I want to thank you again (I’m not sure I can express in words how emphatically I want to) for giving my mind a run for its money as I try to follow yours in its fluttering. Every time we alight on a topic it buoys my mood higher until I reach a euphoria I find with no one else. The rush and the release of tension I feel are hard to describe in other terms. My anxieties seem to melt.
I know we are half a world apart – as I described in a mathematical analogy few people, I suspect, would receive as you did – but the affinity I feel in you through this copper and silicon makes me feel closer to you than I have been to a friend in a long time. I can and do share my tawdry musings and introspections that play profound with you, and I love to savor every nugget of intellectual fertilizer (excuse the awkward metaphor, please) I encounter with you.

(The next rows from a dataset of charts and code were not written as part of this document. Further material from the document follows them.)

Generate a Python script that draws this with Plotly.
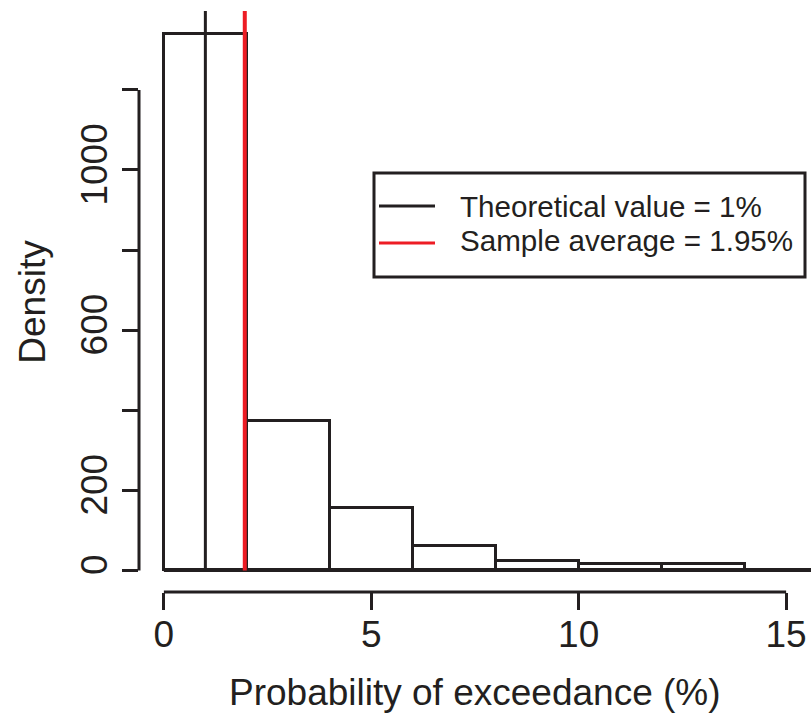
import plotly.graph_objects as go

# ---- data ----
bin_edges = [0, 2, 4, 6, 8, 10, 12, 14, 16]
density = [1340, 373, 157, 62, 24, 17, 17, 0]
theoretical_value = 1.0
sample_average = 1.95
legend_labels = ["Theoretical value = 1%", "Sample average = 1.95%"]
x_tickvals = [0, 5, 10, 15]
y_tickvals = [0, 200, 400, 600, 800, 1000, 1200]
y_ticktext = ["0", "200", "", "600", "", "1000", ""]
x_title = "Probability of exceedance (%)"
y_title = "Density"

# ---- layout constants ----
W, H = 812, 713
L, R, T, B = 139, 1, 11, 121
PW, PH = W - L - R, H - T - B
X_RANGE = [-0.6, 15.6]
Y_RANGE = [-54, 1397]
BLACK = "#231f20"
RED = "#ed1c24"
FONT = "Liberation Sans, Arial, Helvetica, sans-serif"


def px_x(px):
    # window pixel -> paper fraction
    return (px - L) / PW


def px_y(py):
    return (H - B - py) / PH


centers = [(a + b) / 2 for a, b in zip(bin_edges[:-1], bin_edges[1:])]
widths = [b - a for a, b in zip(bin_edges[:-1], bin_edges[1:])]

fig = go.Figure()
fig.add_trace(go.Bar(
    x=centers, y=density, width=widths,
    marker=dict(color="rgba(0,0,0,0)", line=dict(color=BLACK, width=3)),
    showlegend=False, hoverinfo="x+y",
))
# baseline of histogram (covers zero-height bins)
fig.add_trace(go.Scatter(
    x=[bin_edges[0], bin_edges[-1]], y=[0, 0], mode="lines",
    line=dict(color=BLACK, width=3), showlegend=False, hoverinfo="skip",
))
fig.add_trace(go.Scatter(
    x=[theoretical_value, theoretical_value], y=[0, Y_RANGE[1]], mode="lines",
    line=dict(color=BLACK, width=3), name=legend_labels[0], showlegend=False,
))
fig.add_trace(go.Scatter(
    x=[sample_average, sample_average], y=[0, Y_RANGE[1]], mode="lines",
    line=dict(color=RED, width=4), name=legend_labels[1], showlegend=False,
))

shapes = [
    # R-style axis lines spanning only the tick range
    dict(type="line", xref="x", yref="paper", x0=x_tickvals[0], x1=x_tickvals[-1],
         y0=0, y1=0, line=dict(color=BLACK, width=3)),
    dict(type="line", xref="paper", yref="y", x0=0, x1=0,
         y0=y_tickvals[0], y1=y_tickvals[-1], line=dict(color=BLACK, width=3)),
    # legend box
    dict(type="rect", xref="paper", yref="paper", x0=px_x(374), x1=px_x(805),
         y0=px_y(277), y1=px_y(173), line=dict(color=BLACK, width=3),
         fillcolor="white", layer="above"),
    dict(type="line", xref="paper", yref="paper", x0=px_x(379), x1=px_x(435),
         y0=px_y(206), y1=px_y(206), line=dict(color=BLACK, width=3), layer="above"),
    dict(type="line", xref="paper", yref="paper", x0=px_x(379), x1=px_x(435),
         y0=px_y(243), y1=px_y(243), line=dict(color=RED, width=3), layer="above"),
]

annotations = [
    dict(text=legend_labels[0], xref="paper", yref="paper", x=px_x(458), y=px_y(206.4),
         xanchor="left", yanchor="middle", showarrow=False,
         font=dict(family=FONT, size=29.6, color=BLACK)),
    dict(text=legend_labels[1], xref="paper", yref="paper", x=px_x(458), y=px_y(240.4),
         xanchor="left", yanchor="middle", showarrow=False,
         font=dict(family=FONT, size=29.6, color=BLACK)),
    dict(text=x_title, xref="paper", yref="paper", x=0.5, y=px_y(692.2),
         xanchor="center", yanchor="middle", showarrow=False,
         font=dict(family=FONT, size=37, color=BLACK)),
    dict(text=y_title, xref="paper", yref="paper", x=px_x(32.2), y=0.5,
         xanchor="center", yanchor="middle", showarrow=False, textangle=-90,
         font=dict(family=FONT, size=37, color=BLACK)),
]

fig.update_layout(
    width=W, height=H,
    margin=dict(l=L, r=R, t=T, b=B, autoexpand=False),
    paper_bgcolor="white", plot_bgcolor="white",
    bargap=0, showlegend=False,
    shapes=shapes, annotations=annotations,
    font=dict(family=FONT, size=37, color=BLACK),
    xaxis=dict(range=X_RANGE, tickvals=x_tickvals, ticks="outside", ticklen=16.5,
               tickwidth=3, tickcolor=BLACK, showline=False, showgrid=False,
               zeroline=False, tickfont=dict(family=FONT, size=37, color=BLACK),
               ticklabelstandoff=-7),
    yaxis=dict(range=Y_RANGE, tickvals=y_tickvals, ticktext=y_ticktext, ticks="outside",
               ticklen=16.5, tickwidth=3, tickcolor=BLACK, showline=False,
               showgrid=False, zeroline=False, tickangle=-90,
               tickfont=dict(family=FONT, size=37, color=BLACK)),
)

# remove the default page margin so the figure fills the 812x713 window exactly
fig.write_html(
    "out.html",
    config={"displayModeBar": False},
    post_script="document.body.style.margin='0';document.body.style.overflow='hidden';",
)
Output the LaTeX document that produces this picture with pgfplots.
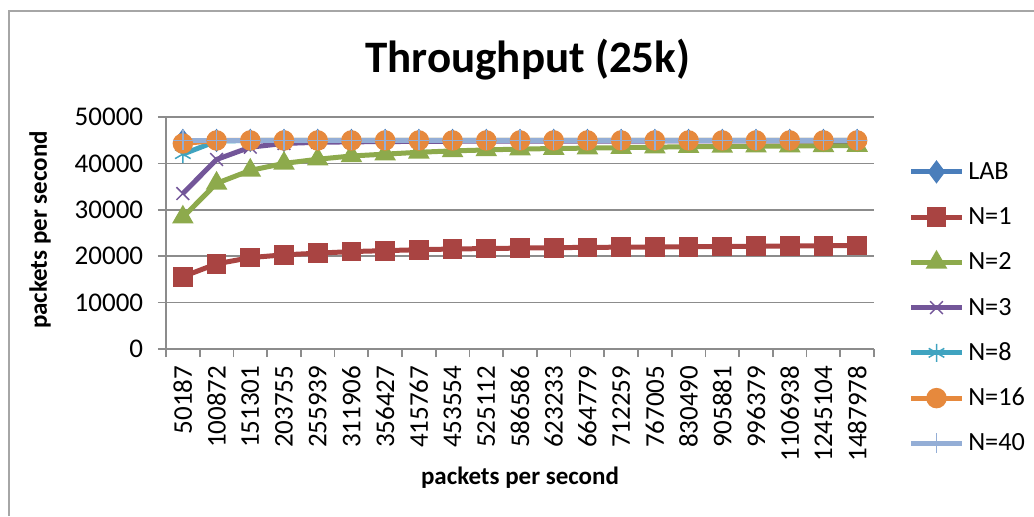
\documentclass[border=0pt]{standalone}
\usepackage{pgfplots}
\pgfplotsset{compat=1.18}
\usepackage{pgfplotstable}
\usepackage{fontspec}
\setmainfont{Carlito}
\definecolor{cLAB}{HTML}{4A7EBB}
\definecolor{cN1}{HTML}{A94442}
\definecolor{cN2}{HTML}{8DAA4C}
\definecolor{cN3}{HTML}{735699}
\definecolor{cN8}{HTML}{3FA3C0}
\definecolor{cN16}{HTML}{E6893D}
\definecolor{cN40}{HTML}{94AED6}
\definecolor{gridgray}{HTML}{8C8C8C}

\pgfplotstableread{
x LAB N1 N2 N3 N8 N16 N40
0 44950 15600 28400 33500 42000 44300 44950
1 44950 18350 35700 40850 44800 44950 44950
2 44950 19700 38500 43500 44950 44950 44950
3 44950 20300 40000 44300 44950 44950 44950
4 44950 20650 40900 44550 44950 44950 44950
5 44950 21000 41600 44650 44950 44950 44950
6 44950 21200 42000 44700 44950 44950 44950
7 44950 21400 42400 44750 44950 44950 44950
8 44950 21550 42700 44780 44950 44950 44950
9 44950 21650 42900 44800 44950 44950 44950
10 44950 21750 43100 44800 44950 44950 44950
11 44950 21850 43200 44820 44950 44950 44950
12 44950 21900 43300 44820 44950 44950 44950
13 44950 21950 43400 44830 44950 44950 44950
14 44950 22000 43500 44830 44950 44950 44950
15 44950 22050 43600 44840 44950 44950 44950
16 44950 22100 43650 44840 44950 44950 44950
17 44950 22150 43700 44850 44950 44950 44950
18 44950 22200 43750 44850 44950 44950 44950
19 44950 22250 43800 44850 44950 44950 44950
20 44950 22300 43850 44850 44950 44950 44950
}\datatable

\begin{document}
\begin{tikzpicture}
\useasboundingbox (-66.4pt,-66.8pt) rectangle (347.2pt,139.6pt);
\draw[color=gray!70, line width=0.8pt] (-62.8pt,-66.8pt) -- (-62.8pt,135.2pt) -- (347.2pt,135.2pt);
\begin{axis}[
  at={(0,0)}, anchor=south west,
  scale only axis,
  width=283.2pt, height=92.8pt,
  xmin=-0.5, xmax=20.5,
  ymin=0, ymax=50000,
  axis x line*=bottom, axis y line*=left,
  axis line style={draw=gridgray, line width=0.7pt, -},
  ytick={0,10000,20000,30000,40000,50000},
  ymajorgrids,
  grid style={draw=gridgray, line width=0.7pt},
  tick align=outside,
  major tick length=3.2pt,
  y tick style={draw=gridgray, line width=0.7pt},
  xtick={0,...,20},
  x tick style={draw=none},
  xticklabels={50187,100872,151301,203755,255939,311906,356427,415767,453554,525112,586586,623233,664779,712259,767005,830490,905881,996379,1106938,1245104,1487978},
  extra x ticks={-0.5,0.5,...,20.5},
  extra x tick labels={},
  extra x tick style={grid=none, x tick style={draw=gridgray, line width=0.7pt}, major tick length=3.2pt, tick align=outside},
  xticklabel style={rotate=90, anchor=east, font=\fontsize{10.8}{12}\selectfont},
  yticklabel style={xshift=-2.4pt, font=\fontsize{10.8}{12}\selectfont},
  /pgf/number format/assume math mode=true,
  /pgf/number format/set thousands separator={},
  scaled y ticks=false,
  title={Throughput (25k)},
  title style={at={(axis description cs:0.511,1.181)}, anchor=center, font=\fontsize{18}{22}\selectfont\bfseries},
  xlabel={packets per second},
  xlabel style={at={(axis description cs:0.5,-0.556)}, anchor=center, font=\fontsize{10}{12}\selectfont\bfseries},
  ylabel={packets per second},
  ylabel style={at={(axis description cs:-0.178,0.513)}, anchor=center, rotate=0, font=\fontsize{10}{12}\selectfont\bfseries},
  legend style={at={(axis description cs:1.048,0.825)}, anchor=north west, draw=none, fill=none, inner sep=0pt, row sep=7.1pt,
    font=\fontsize{10.5}{12}\selectfont, nodes={inner sep=1.5pt, text height=7pt, text depth=1pt}},
  legend cell align=left,
  legend image code/.code={\draw[mark repeat=2,mark phase=2] plot coordinates {(0pt,0pt) (10.2pt,0pt) (20.4pt,0pt)};},
  every axis plot/.append style={line width=2pt, mark options={solid, line width=0.6pt}},
]
\addplot[color=cLAB, mark=diamond*, mark size=4.2pt] table[x=x,y=LAB] {\datatable};
\addlegendentry{LAB}
\addplot[color=cN1, mark=square*, mark size=3.65pt] table[x=x,y=N1] {\datatable};
\addlegendentry{N=1}
\addplot[color=cN2, mark=triangle*, mark size=4.4pt] table[x=x,y=N2] {\datatable};
\addlegendentry{N=2}
\addplot[color=cN3, mark=x, mark size=3.6pt] table[x=x,y=N3] {\datatable};
\addlegendentry{N=3}
\addplot[color=cN8, mark=asterisk, mark size=3.6pt] table[x=x,y=N8] {\datatable};
\addlegendentry{N=8}
\addplot[color=cN16, mark=*, mark size=3.8pt] table[x=x,y=N16] {\datatable};
\addlegendentry{N=16}
\addplot[color=cN40, mark=+, mark size=4pt] table[x=x,y=N40] {\datatable};
\addlegendentry{N=40}
\end{axis}
\end{tikzpicture}
\end{document}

It’s rare that I say something and fumble with the expression to find that the person with whom I speak already understands what I intend to mean and has thought the same thought before. In this instance, too, I hope you know what I try to describe.
I appreciate the generous helping of attention you donate to me. I trust your reason and I ask that you continue to appraise every option. You spoke to me yesterday about taking life’s boons as gifts and to not expect them, so I will hold a certain amount of thought on this until your eagerly awaited reply. I am already anticipating our next meeting of minds…I am reminded of the Sistine Chapel - Adam about to touch God.